You are asking gooddad if he thinks that banning abortion would make it stop. There is a less than 0.001% chance that he believes that. What he does believe is that banning abortion will make it less common. And I think you know this, too.
Alongside asking him if he believed that banning abortion would make it stop, you said that banning abortion will result in women using alternative abortion methods that are less safe than what is available when abortion is legal. This isn’t a problem for his stance. If an activity is wrong in such a way that it ought to be illegal, then it is does not matter if people get hurt doing this immoral activity. If the activity is not wrong, then there is no need to bring safety concerns into this.
I know. That is why each mock question ended with “or make it less common”.
I didn’t realize at the time that I made that post that I did not address the thing about safety as I was intending. I instead addressed the separate but related issue of arguments about laws not “stopping” an activity.
The issue is that the argument from safety you are using is neither necessary nor sufficient for justifying your stance (which is also my stance).
Emotion may be involved, but it doesn’t have to be. Science cannot produce an answer either way on the issue he is claiming it (science) can produce an answer for.

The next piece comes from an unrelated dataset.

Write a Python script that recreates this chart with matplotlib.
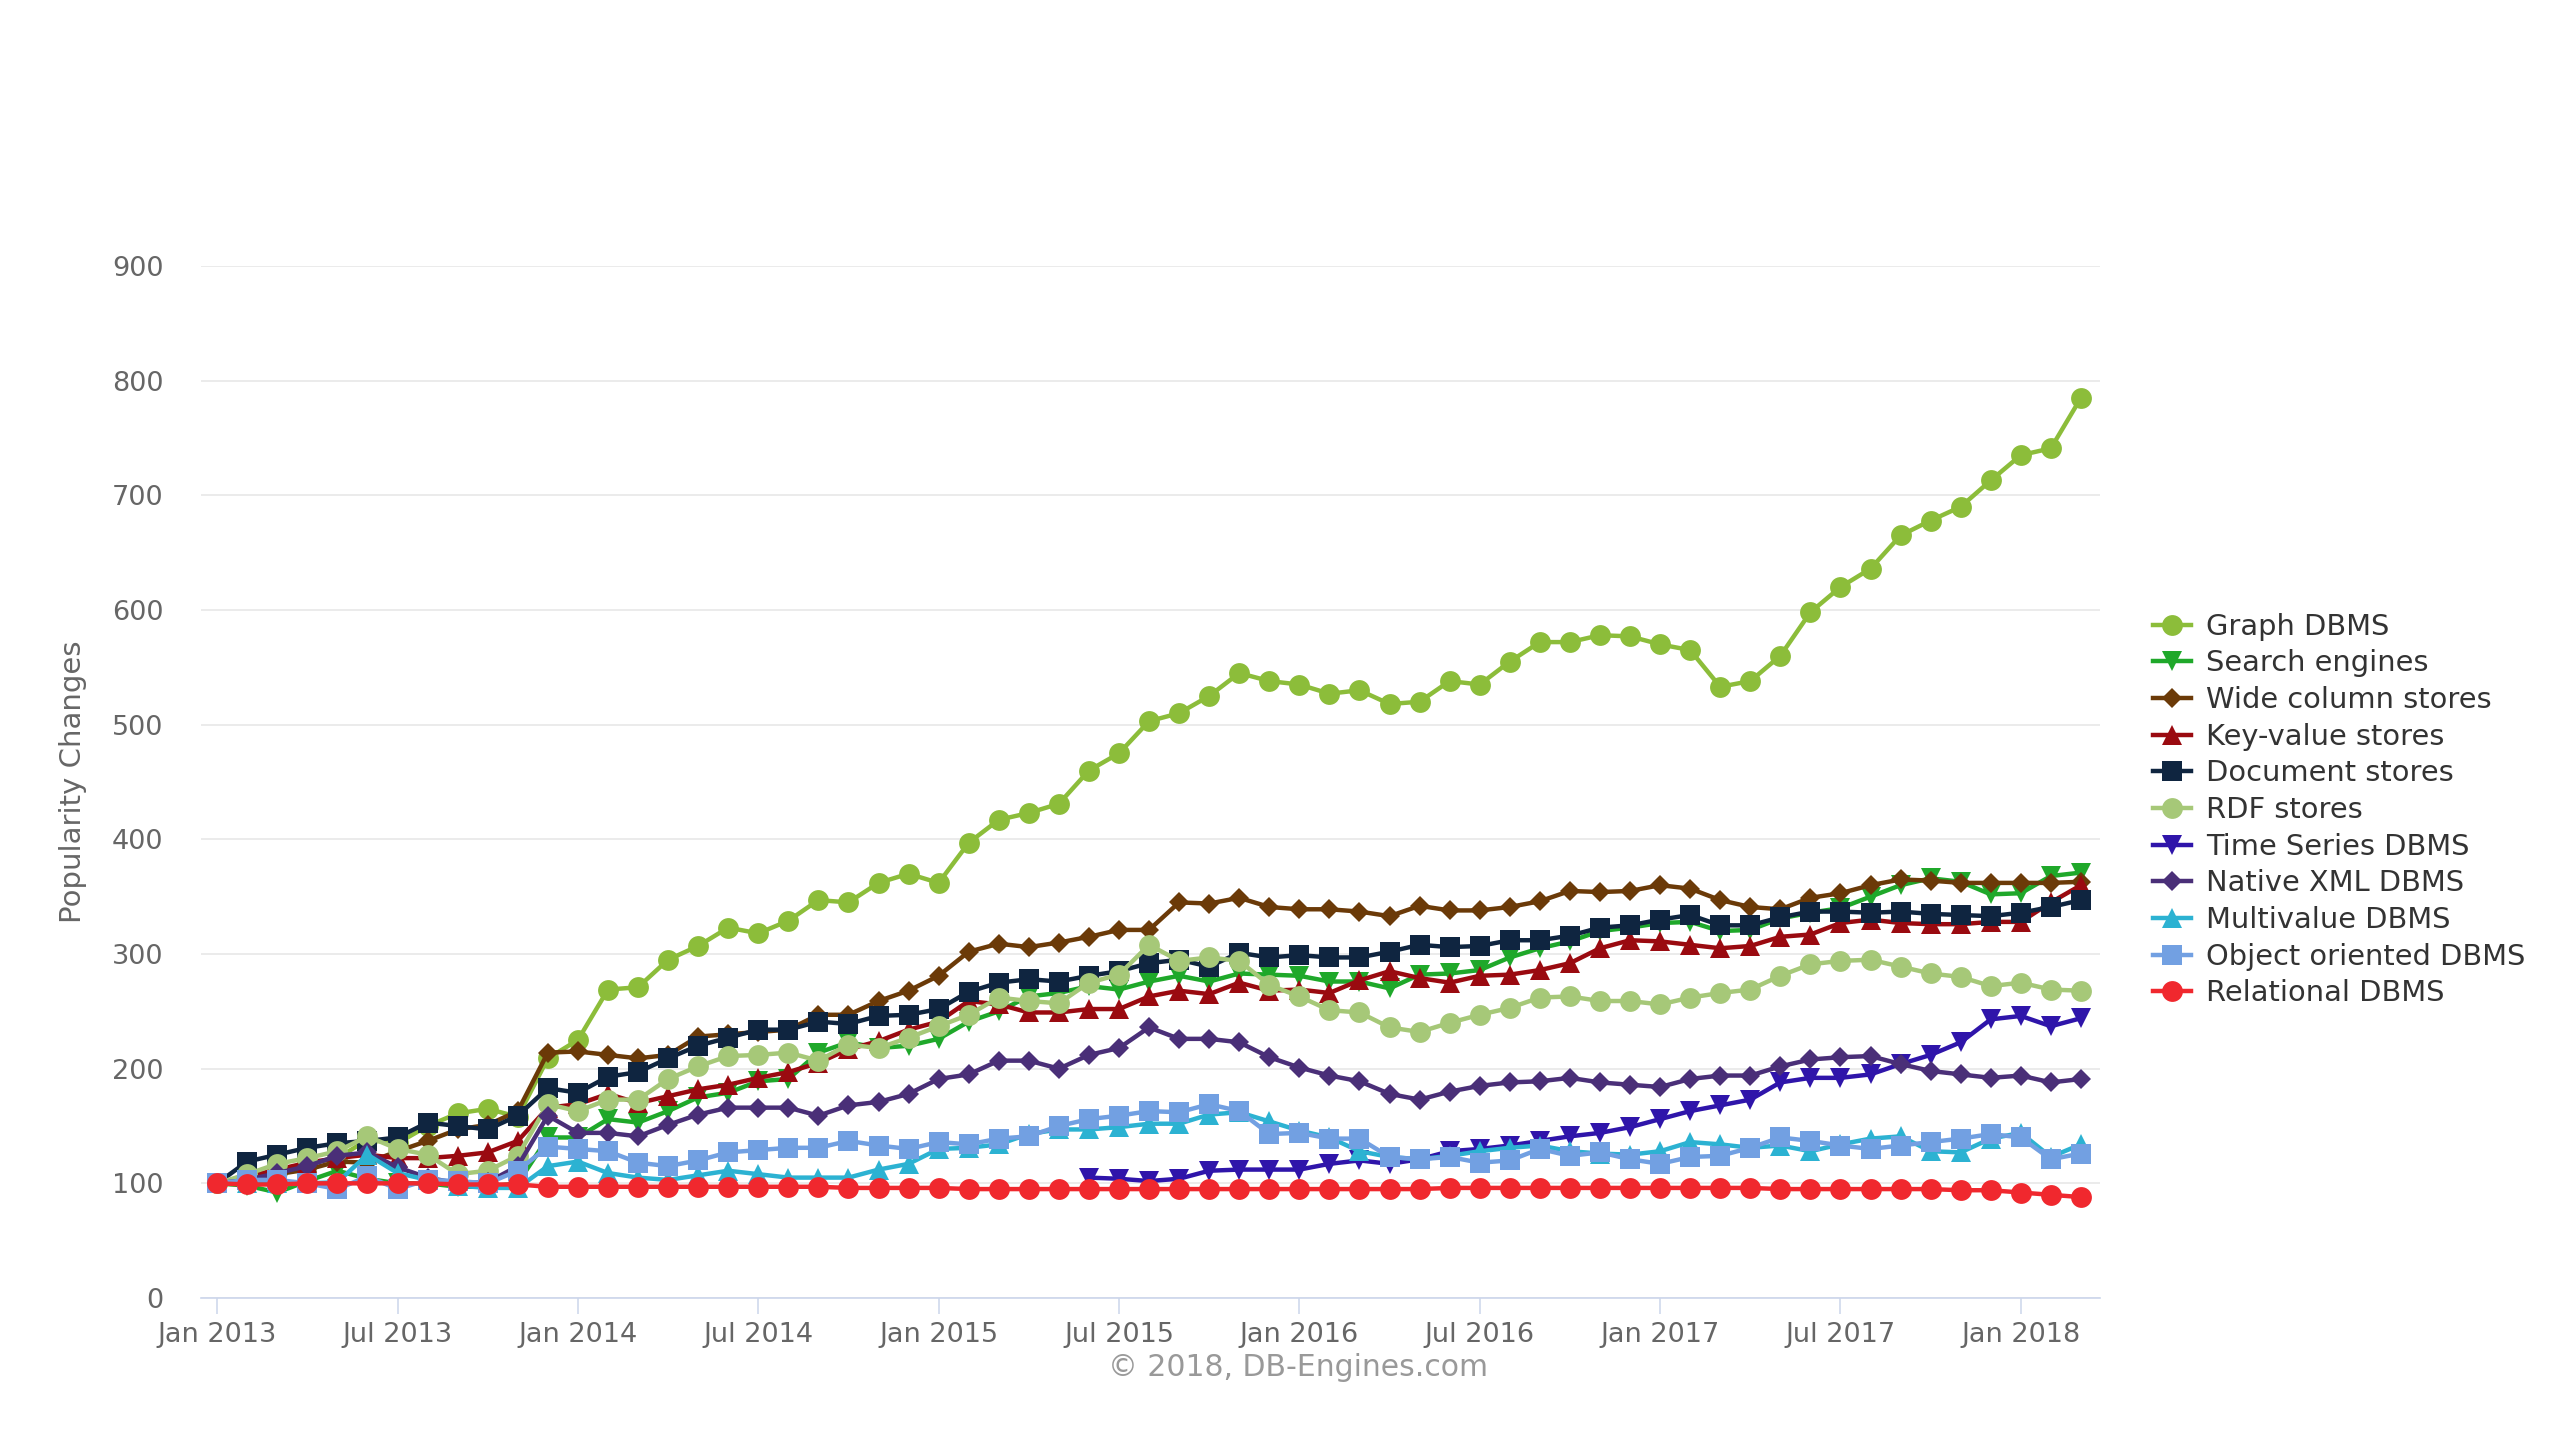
import matplotlib
matplotlib.use("Agg")
import matplotlib.pyplot as plt
import numpy as np

# monthly points, Jan 2013 .. Mar 2018 (63 months)
months = list(range(63))

tick_months = [0, 6, 12, 18, 24, 30, 36, 42, 48, 54, 60]
tick_labels = ['Jan 2013', 'Jul 2013', 'Jan 2014', 'Jul 2014', 'Jan 2015', 'Jul 2015',
               'Jan 2016', 'Jul 2016', 'Jan 2017', 'Jul 2017', 'Jan 2018']

graph_dbms = [100, 105, 110, 117, 122, 138, 135, 150, 161, 165,
              158, 209, 225, 269, 271, 295, 307, 323, 318, 329,
              347, 345, 362, 370, 362, 397, 417, 423, 431, 460,
              475, 503, 510, 525, 545, 538, 535, 527, 530, 518,
              520, 538, 535, 555, 572, 572, 578, 577, 570, 565,
              533, 538, 560, 598, 620, 636, 665, 678, 690, 713,
              735, 741, 785]

search_engines = [100, 98, 92, 102, 111, 104, 100, 100, 97, 97,
                  100, 140, 140, 156, 153, 163, 175, 179, 189, 191,
                  214, 223, 218, 220, 226, 241, 250, 263, 266, 272,
                  269, 276, 281, 276, 283, 282, 281, 276, 276, 270,
                  282, 283, 286, 297, 305, 311, 320, 323, 327, 328,
                  320, 321, 331, 336, 340, 350, 360, 366, 363, 352,
                  353, 368, 371]

wide_column = [100, 104, 108, 112, 119, 118, 128, 137, 147, 151,
               163, 214, 215, 212, 209, 212, 228, 230, 232, 234,
               247, 247, 259, 268, 281, 302, 309, 306, 310, 315,
               321, 321, 345, 344, 349, 341, 339, 339, 337, 333,
               342, 338, 338, 341, 346, 355, 354, 355, 360, 357,
               347, 341, 339, 349, 353, 360, 365, 364, 362, 362,
               362, 362, 363]

key_value = [100, 106, 112, 118, 122, 125, 122, 122, 124, 127,
             137, 166, 169, 178, 170, 176, 182, 186, 192, 197,
             205, 217, 224, 234, 241, 259, 256, 249, 249, 252,
             252, 263, 268, 265, 275, 268, 269, 266, 277, 285,
             279, 275, 281, 282, 286, 292, 305, 312, 311, 308,
             305, 307, 315, 317, 327, 330, 327, 326, 326, 328,
             328, 345, 360]

document = [100, 119, 125, 131, 135, 137, 140, 153, 150, 147,
            159, 183, 179, 193, 197, 209, 220, 227, 234, 234,
            241, 239, 246, 247, 252, 267, 275, 278, 276, 281,
            285, 292, 295, 289, 301, 297, 299, 297, 297, 302,
            308, 306, 307, 312, 312, 316, 323, 325, 330, 334,
            325, 325, 332, 337, 337, 336, 337, 335, 334, 333,
            336, 341, 347]

rdf = [100, 108, 117, 122, 128, 141, 130, 125, 108, 111,
       124, 169, 163, 173, 173, 191, 202, 211, 212, 214,
       207, 221, 218, 227, 237, 247, 262, 259, 257, 275,
       282, 308, 294, 297, 294, 273, 263, 251, 249, 236,
       232, 240, 247, 253, 262, 263, 259, 259, 256, 262,
       266, 269, 281, 291, 294, 295, 289, 283, 280, 272,
       275, 269, 268]

# time series data only starts in Jun 2015
time_series = [None] * 29 + [105, 104, 102, 104, 111, 112, 112, 112, 117, 120,
                             117, 121, 128, 130, 133, 137, 141, 144, 149, 156,
                             163, 168, 173, 188, 192, 192, 195, 204, 212, 223,
                             243, 246, 237, 244]

native_xml = [100, 103, 109, 115, 124, 127, 114, 105, 100, 101,
              115, 159, 144, 144, 141, 151, 160, 166, 166, 166,
              159, 168, 171, 178, 191, 195, 207, 207, 200, 212,
              218, 236, 226, 226, 223, 210, 201, 194, 189, 178,
              173, 180, 185, 188, 189, 192, 188, 186, 184, 191,
              194, 194, 202, 208, 210, 211, 204, 198, 195, 192,
              194, 188, 191]

multivalue = [100, 100, 100, 100, 101, 125, 109, 103, 98, 96,
              96, 115, 119, 109, 105, 103, 107, 111, 108, 105,
              105, 105, 112, 117, 130, 131, 134, 143, 147, 147,
              149, 152, 152, 160, 162, 154, 146, 140, 128, 123,
              121, 124, 128, 131, 133, 128, 126, 125, 128, 136,
              134, 131, 133, 128, 134, 139, 141, 128, 127, 139,
              144, 123, 134]

object_oriented = [100, 103, 103, 100, 95, 106, 95, 103, 102, 100,
                   111, 132, 130, 128, 118, 115, 120, 127, 129, 131,
                   131, 137, 133, 130, 136, 134, 139, 141, 150, 156,
                   159, 163, 162, 169, 163, 143, 144, 139, 139, 123,
                   121, 123, 118, 120, 130, 124, 127, 121, 117, 123,
                   124, 131, 140, 137, 133, 130, 133, 136, 139, 143,
                   140, 121, 126]

relational = [100, 99, 99, 100, 100, 100, 100, 100, 99, 99,
              99, 97, 97, 97, 97, 97, 97, 97, 97, 97,
              97, 96, 96, 96, 96, 95, 95, 95, 95, 95,
              95, 95, 95, 95, 95, 95, 95, 95, 95, 95,
              95, 96, 96, 96, 96, 96, 96, 96, 96, 96,
              96, 96, 95, 95, 95, 95, 95, 95, 94, 94,
              92, 90, 88]

# name, values, color, marker, markersize
series = [
    ('Graph DBMS', graph_dbms, '#8cbd3a', 'o', 15),
    ('Search engines', search_engines, '#1fa82a', 'v', 14),
    ('Wide column stores', wide_column, '#6b3a08', 'D', 10.5),
    ('Key-value stores', key_value, '#9a0a10', '^', 14),
    ('Document stores', document, '#0f2540', 's', 14),
    ('RDF stores', rdf, '#a6c878', 'o', 15),
    ('Time Series DBMS', time_series, '#2f15aa', 'v', 14),
    ('Native XML DBMS', native_xml, '#4a2f78', 'D', 10.5),
    ('Multivalue DBMS', multivalue, '#2cb2d2', '^', 14),
    ('Object oriented DBMS', object_oriented, '#72a0e2', 's', 14),
    ('Relational DBMS', relational, '#f0282e', 'o', 15),
]

plt.rcParams['font.family'] = ['DejaVu Sans']

fig = plt.figure(figsize=(25.6, 14.4), dpi=100)
ax = fig.add_axes([0.0785, 0.0986, 0.742, 0.7167])

for name, values, color, marker, ms in series:
    y = np.array([np.nan if v is None else v for v in values], dtype=float)
    ax.plot(months, y, color=color, lw=3.2, marker=marker, markersize=ms,
            markeredgewidth=0, label=name)

ax.set_xlim(-0.54, 62.65)
ax.set_ylim(0, 900)
ax.set_yticks(range(0, 901, 100))
ax.set_xticks(tick_months)
ax.set_xticklabels(tick_labels)

ax.grid(axis='y', color='#e6e6e6', lw=1.1)
ax.set_axisbelow(True)
for side in ['top', 'right', 'left']:
    ax.spines[side].set_visible(False)
ax.spines['bottom'].set_color('#ccd6eb')
ax.spines['bottom'].set_linewidth(1.2)

ax.tick_params(axis='y', length=0, pad=27, labelsize=19.5, labelcolor='#666666')
ax.tick_params(axis='x', length=11.5, width=1.1, color='#ccd6eb', pad=6,
               labelsize=19.5, labelcolor='#666666')

fig.text(0.0285, 0.457, 'Popularity Changes', rotation=90, ha='center', va='center',
         fontsize=21, color='#666666')

fig.text(0.507, 0.05, '\u00a9 2018, DB-Engines.com', ha='center', va='center',
         fontsize=21.5, color='#999999')

fig.legend(loc='center left', bbox_to_anchor=(0.841, 0.4375), frameon=False,
           fontsize=20.8, labelcolor='#333333', handlelength=1.3, handletextpad=0.55,
           labelspacing=0.3, borderpad=0, borderaxespad=0)

fig.savefig('out.png', dpi=100)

I am not clear on the evidence, that abortion overall will be that much less common if banned.
Does that also take into account the amount of injuries/deaths that will happen due to desperate people taking desperate actions?
Also, how much something like this effects for the poor, vs those with the means to get BC, and/or if an abortion is chosen.
So we should ignore it? The constitution is incredibly short. I don’t think we should assume any part is meaningless just because it’s hard to put into practice.
It’s not just hard to put into practice, it’s impossible.
What it says is that there are other rights not mentioned in the constitution. OK- What are they.
It doesn’t say. It doesn’t even give a hint.
It was inserted, because the framers were afraid that a bill of rights might make people assume that if a right wasn’t listed, it didn’t exist.
For starters, you could look to what the writers thought were rights and what they were trying to protect against in what they did include. It’s an uncertain science but it’s better than literally doing what the 9th is there to stop us from doing–acting as if only the written rights exist.